Big stack of education bills still awaits action

The 2015 legislative session enters its second half Monday with lots of work remaining, including on key education issues.

As of Friday 80 education-related bills had been introduced out of the total 479 measures floated in the House and Senate.

A number of education bills have been disposed of – 19 have been killed in committee and six non-controversial housekeeper measures already have been sent to Gov. John Hickenlooper.

But 27 bills haven’t even had their first committee hearings, and more measures are expected to surface, including on top issues like testing and school finance.

Some of the new measures introduced Friday relate to workforce development, which is emerging as the fashionable new education-related issue of 2015 for both Democrats and Republicans. Several of the workforce bills would affect schools and community colleges.

Those bills include:

House Bill 15-1270 – Allows creation of “p-tech” schools that would have a focus on STEM fields, combining high school and college-level classes with workplace experience. Bipartisan sponsorship.House Bill 15-1274 – Proposes state creation of specific career pathways programs that students would use to train for employment in specific industries. Bipartisan sponsorship.

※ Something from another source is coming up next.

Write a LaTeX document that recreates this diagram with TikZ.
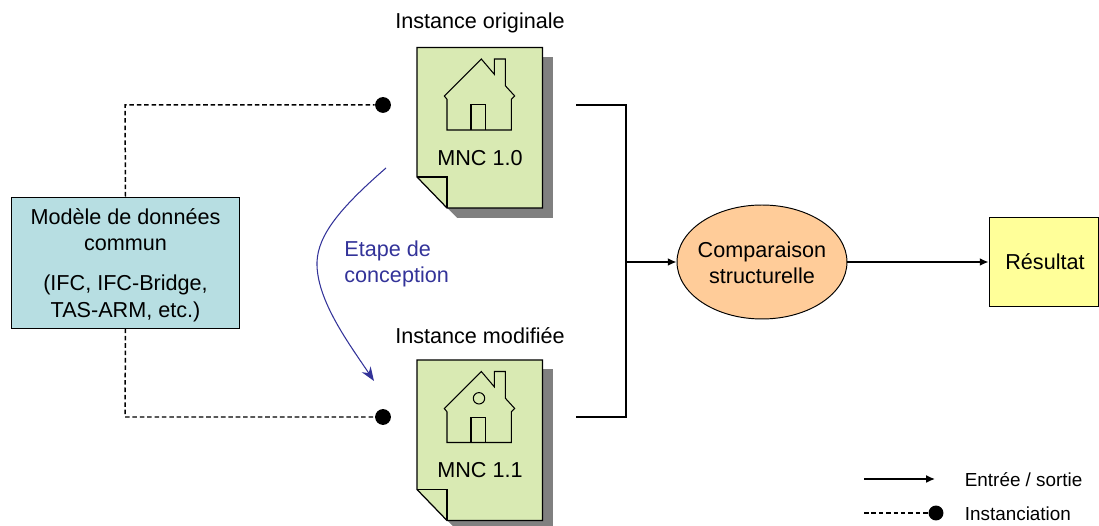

House Bill 15-1275 – Allows school districts to add apprenticeship and internship programs to the college classes now included in concurrent enrollment programs. Students use concurrent enrollment to take college classes while still in high school. Bipartisan sponsorship.

Previously introduced workforce/education bills involve career pathways (House Bill 15-1190) and career-tech scholarships (Senate Bill 15-082).

Also introduced Friday was House Bill 15-1273, which would add sexual assaults and unlawful use of marijuana on school grounds to the list of incidents that schools must report to the state. The bipartisan bill also sets requirements for law enforcement agencies and district attorneys to report school incidents to the state. And the measure requires the Division of Criminal Justice to compile periodic, detailed statewide report on school crimes and incidents.

The bill was prompted by legislator dissatisfaction with alleged gaps in school incident reporting highlighted by the 2013 fatal shooting at Littleton High School.

A bill proposing to change the way multidistrict online schools are regulated was introduced earlier in the week. Senate Bill 15-201 would change the current system, under which the Department of Education certifies such programs.

Instead, CDE would certify districts, BOCES and groups of districts that once certified would be allowed to authorize and oversee those online schools. This is a complicated and politically fraught issue. Some online schools and for-profit operators oppose regulation for such schools beyond what is provided by the state school accountability system. Other groups believe those schools need greater oversight because of low performance.

The bill doesn’t apply to online programs that districts run or authorize just for their own students.

The bill largely mirrors the recommendations made by the Online Task Force, which studied the issue over the summer and autumn. Read the panel’s report here, and see the bill text here.

The bill has been assigned not to the Senate Education Committee but to State Affairs, usually considered the chamber’s “kill committee.” But Sen. Owen Hill, R-Colorado Springs, is one of the bill’s prime sponsors, and he’s also a member of State Affairs.